5. Use challenges to drive innovation that solves problems

Open innovation can enable new solutions to important social, economic or environmental challenges, like increasing safety in the workplace or on our road networks.

To drive innovation through a challenge-led approach:

  • Governments and civil society should work together to highlight key social, economic and environmental challenges that might be addressed through innovative approaches
  • Funders should invest in programmes that will enable collaboration across the private sector, startups and researchers, to solve specific challenges through the better use of data
  • Funders should help innovators to scale and develop their solutions by supporting the creation of necessary data infrastructure that underpins these new products and services.

6. Regulation must adapt to new technologies and uses of data

As new technologies, like autonomous vehicles, are designed and deployed it is important that the necessary data is available to enable innovation, provide evidence of safety and inform public policy.

To help adapt regulation to new technologies and uses of data:

  • Existing regulation that applies to the engineering sectors will need to be extended or adapted to meet this changing environment by increasing access to data
  • The regulators themselves will also need to develop their own capacity to use data, their understanding of the role data plays in their sector, and their understanding of when, where and how to intervene in the sector.
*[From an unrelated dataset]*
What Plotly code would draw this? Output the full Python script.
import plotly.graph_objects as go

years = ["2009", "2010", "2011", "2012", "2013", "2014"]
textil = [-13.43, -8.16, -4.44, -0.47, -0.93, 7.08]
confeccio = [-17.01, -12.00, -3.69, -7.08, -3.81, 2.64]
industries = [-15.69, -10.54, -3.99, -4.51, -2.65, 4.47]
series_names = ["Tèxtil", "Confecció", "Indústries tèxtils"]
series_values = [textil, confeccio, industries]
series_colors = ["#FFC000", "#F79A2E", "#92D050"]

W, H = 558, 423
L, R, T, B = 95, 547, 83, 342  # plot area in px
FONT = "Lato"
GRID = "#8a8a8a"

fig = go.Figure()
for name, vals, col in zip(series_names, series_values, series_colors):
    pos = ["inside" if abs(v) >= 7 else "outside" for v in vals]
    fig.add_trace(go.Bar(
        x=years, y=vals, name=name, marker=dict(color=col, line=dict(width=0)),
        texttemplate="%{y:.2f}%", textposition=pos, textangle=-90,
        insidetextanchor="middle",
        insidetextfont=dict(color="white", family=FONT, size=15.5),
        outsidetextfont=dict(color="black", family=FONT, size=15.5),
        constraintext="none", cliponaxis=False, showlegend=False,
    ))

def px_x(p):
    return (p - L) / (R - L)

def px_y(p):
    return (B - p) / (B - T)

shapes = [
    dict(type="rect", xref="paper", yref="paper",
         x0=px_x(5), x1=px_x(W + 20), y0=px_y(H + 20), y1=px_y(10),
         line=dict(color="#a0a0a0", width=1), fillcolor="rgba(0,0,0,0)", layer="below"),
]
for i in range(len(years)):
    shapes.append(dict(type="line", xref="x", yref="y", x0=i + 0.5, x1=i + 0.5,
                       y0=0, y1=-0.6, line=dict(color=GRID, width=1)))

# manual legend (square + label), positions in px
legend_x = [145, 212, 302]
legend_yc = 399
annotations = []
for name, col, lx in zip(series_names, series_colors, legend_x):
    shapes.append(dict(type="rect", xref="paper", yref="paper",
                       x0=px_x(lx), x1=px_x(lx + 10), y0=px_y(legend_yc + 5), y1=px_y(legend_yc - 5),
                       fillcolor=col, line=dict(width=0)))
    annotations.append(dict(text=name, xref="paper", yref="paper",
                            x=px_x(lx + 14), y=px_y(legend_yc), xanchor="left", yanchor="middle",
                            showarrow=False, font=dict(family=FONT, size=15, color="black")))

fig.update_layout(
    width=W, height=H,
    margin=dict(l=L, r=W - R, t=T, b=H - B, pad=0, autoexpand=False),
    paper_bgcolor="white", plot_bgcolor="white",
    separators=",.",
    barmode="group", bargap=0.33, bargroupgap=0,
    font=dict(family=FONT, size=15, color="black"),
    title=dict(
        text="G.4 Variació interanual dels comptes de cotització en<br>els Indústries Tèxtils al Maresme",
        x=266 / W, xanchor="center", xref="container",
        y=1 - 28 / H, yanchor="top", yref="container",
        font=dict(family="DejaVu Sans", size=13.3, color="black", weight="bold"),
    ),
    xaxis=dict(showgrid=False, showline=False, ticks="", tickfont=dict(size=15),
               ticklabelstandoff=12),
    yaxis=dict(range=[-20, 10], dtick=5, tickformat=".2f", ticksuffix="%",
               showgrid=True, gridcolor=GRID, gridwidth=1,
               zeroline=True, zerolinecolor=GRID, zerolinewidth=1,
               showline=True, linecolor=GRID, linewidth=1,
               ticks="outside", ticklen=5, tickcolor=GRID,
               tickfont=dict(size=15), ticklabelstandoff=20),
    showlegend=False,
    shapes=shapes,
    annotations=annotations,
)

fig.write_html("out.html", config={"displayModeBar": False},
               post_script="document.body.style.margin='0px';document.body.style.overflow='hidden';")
7. Building data literacy and skills

Organisations need the capacity to make use of data and an understanding of how to share it safely. To achieve this, data literacy and skills will need to increase across the engineering professions and organisations, and a range of stakeholders will need to collaborate.

To help build data literacy and skills in the engineering sector:

  • Professional bodies and societies should ensure that their professional development and certification courses are building data skills
  • Universities and research organisations must ensure that they are teaching the necessary data skills required for the future of the profession
  • Private sector companies should design their internal skills and learning programmes to build an understanding of the value of data at all levels of their organisation.

8. Ensure data is used legally and ethically

Increasing volumes of data are being collected about homes, buildings, roads and transport networks, and employees in the workplace. This data must be used in ways that bring value for the public good, while minimising any harmful impacts that data use could bring.

To ensure data is used legally and ethically:

  • Organisations must comply with relevant legislation
  • Organisations collecting personal data should be transparent about how it is being collected, used and shared. They should also engage with their workforce and communities to understand both their needs and their expectations about how data about them might be used
  • Professional bodies and individual organisations should develop and enforce codes of practice that will guide the ethical use of data, and ensure that the choices made about what data is collected and how it is used should not be unjust, discriminatory or deceptive.

9. Share knowledge and insight

Not every solution will work everywhere but, to achieve the greatest benefits to the public good, knowledge and insight should be shared within organisations, across the sector and internationally.

Countries differ in the state of their physical and data infrastructure, in their laws and regulations and in their attitudes to sharing and using data. But, by sharing experience and best practices, it will make it easier to tailor those insights to local contexts.

To support sharing of knowledge and insight:

  • Funders of engineering research should mandate open access and open data to ensure the widest dissemination and application of its results
  • Individuals leading projects within organisations and across sectors can share insights and best practices
  • Professional bodies should develop case studies, tools and guidance that will facilitate the sharing of best practices.